§ **SOURCE EXCERPT**
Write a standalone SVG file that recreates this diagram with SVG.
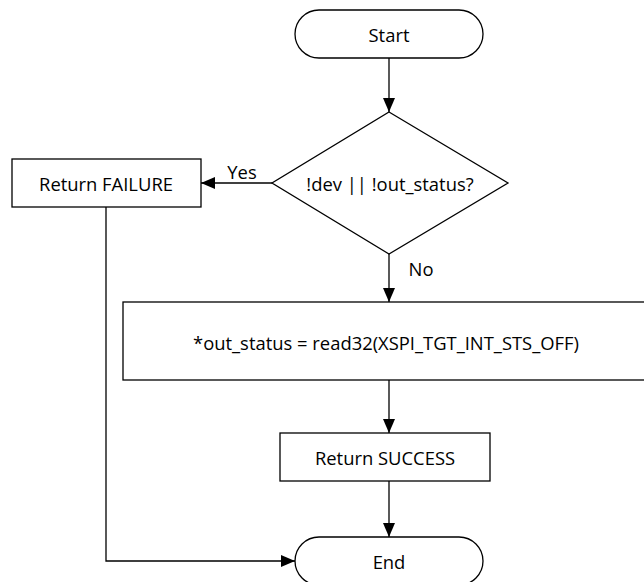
<svg xmlns="http://www.w3.org/2000/svg" width="644" height="582" viewBox="0 0 644 582">
  <style>
    .shape { fill: #ffffff; stroke: #000000; stroke-width: 1.3; }
    .edge { fill: none; stroke: #000000; stroke-width: 1.3; }
    .label { font-family: "Open Sans", "Liberation Sans", sans-serif; font-size: 18.4px; fill: #000000; text-anchor: middle; dominant-baseline: central; }
  </style>
  <defs>
    <marker id="arrow" viewBox="0 0 14 12" refX="14" refY="6" markerWidth="14" markerHeight="12" markerUnits="userSpaceOnUse" orient="auto">
      <path d="M0,0 L14,6 L0,12 Z" fill="#000000"/>
    </marker>
  </defs>
  <rect width="644" height="582" fill="#ffffff"/>

  <g id="connectors">
    <line class="edge" x1="389" y1="58" x2="389" y2="112" marker-end="url(#arrow)"/>
    <line class="edge" x1="272" y1="183" x2="201" y2="183" marker-end="url(#arrow)"/>
    <line class="edge" x1="389" y1="254" x2="389" y2="302" marker-end="url(#arrow)"/>
    <line class="edge" x1="389" y1="380" x2="389" y2="433" marker-end="url(#arrow)"/>
    <line class="edge" x1="389" y1="481" x2="389" y2="537" marker-end="url(#arrow)"/>
    <polyline class="edge" points="106,207 106,561 295,561" marker-end="url(#arrow)"/>
    <text class="label" x="242" y="171">Yes</text>
    <text class="label" x="421" y="268">No</text>
  </g>

  <g id="start">
    <rect class="shape" x="295" y="10" width="188" height="48" rx="24" ry="24"/>
    <text class="label" x="389" y="34">Start</text>
  </g>

  <g id="check">
    <polygon class="shape" points="389,112 508,183 389,254 272,183"/>
    <text class="label" x="390" y="183">!dev || !out_status?</text>
  </g>

  <g id="failure">
    <rect class="shape" x="12" y="159" width="189" height="48"/>
    <text class="label" x="106" y="183">Return FAILURE</text>
  </g>

  <g id="read">
    <rect class="shape" x="123" y="302" width="532" height="78"/>
    <text class="label" x="386" y="342">*out_status = read32(XSPI_TGT_INT_STS_OFF)</text>
  </g>

  <g id="success">
    <rect class="shape" x="280" y="433" width="210" height="48"/>
    <text class="label" x="385" y="457">Return SUCCESS</text>
  </g>

  <g id="end">
    <rect class="shape" x="295" y="537" width="188" height="48" rx="24" ry="24"/>
    <text class="label" x="389" y="561">End</text>
  </g>
</svg>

§ **EXERCISE PROMPT**
Skipping the pictures, transcribe each line above exactly as it appears.

§ **ANSWER TO THIS PROBLEM**
Write a standalone SVG file that recreates this diagram with SVG.
<svg xmlns="http://www.w3.org/2000/svg" width="644" height="582" viewBox="0 0 644 582">
  <style>
    .shape { fill: #ffffff; stroke: #000000; stroke-width: 1.3; }
    .edge { fill: none; stroke: #000000; stroke-width: 1.3; }
    .label { font-family: "Open Sans", "Liberation Sans", sans-serif; font-size: 18.4px; fill: #000000; text-anchor: middle; dominant-baseline: central; }
  </style>
  <defs>
    <marker id="arrow" viewBox="0 0 14 12" refX="14" refY="6" markerWidth="14" markerHeight="12" markerUnits="userSpaceOnUse" orient="auto">
      <path d="M0,0 L14,6 L0,12 Z" fill="#000000"/>
    </marker>
  </defs>
  <rect width="644" height="582" fill="#ffffff"/>

  <g id="connectors">
    <line class="edge" x1="389" y1="58" x2="389" y2="112" marker-end="url(#arrow)"/>
    <line class="edge" x1="272" y1="183" x2="201" y2="183" marker-end="url(#arrow)"/>
    <line class="edge" x1="389" y1="254" x2="389" y2="302" marker-end="url(#arrow)"/>
    <line class="edge" x1="389" y1="380" x2="389" y2="433" marker-end="url(#arrow)"/>
    <line class="edge" x1="389" y1="481" x2="389" y2="537" marker-end="url(#arrow)"/>
    <polyline class="edge" points="106,207 106,561 295,561" marker-end="url(#arrow)"/>
    <text class="label" x="242" y="171">Yes</text>
    <text class="label" x="421" y="268">No</text>
  </g>

  <g id="start">
    <rect class="shape" x="295" y="10" width="188" height="48" rx="24" ry="24"/>
    <text class="label" x="389" y="34">Start</text>
  </g>

  <g id="check">
    <polygon class="shape" points="389,112 508,183 389,254 272,183"/>
    <text class="label" x="390" y="183">!dev || !out_status?</text>
  </g>

  <g id="failure">
    <rect class="shape" x="12" y="159" width="189" height="48"/>
    <text class="label" x="106" y="183">Return FAILURE</text>
  </g>

  <g id="read">
    <rect class="shape" x="123" y="302" width="532" height="78"/>
    <text class="label" x="386" y="342">*out_status = read32(XSPI_TGT_INT_STS_OFF)</text>
  </g>

  <g id="success">
    <rect class="shape" x="280" y="433" width="210" height="48"/>
    <text class="label" x="385" y="457">Return SUCCESS</text>
  </g>

  <g id="end">
    <rect class="shape" x="295" y="537" width="188" height="48" rx="24" ry="24"/>
    <text class="label" x="389" y="561">End</text>
  </g>
</svg>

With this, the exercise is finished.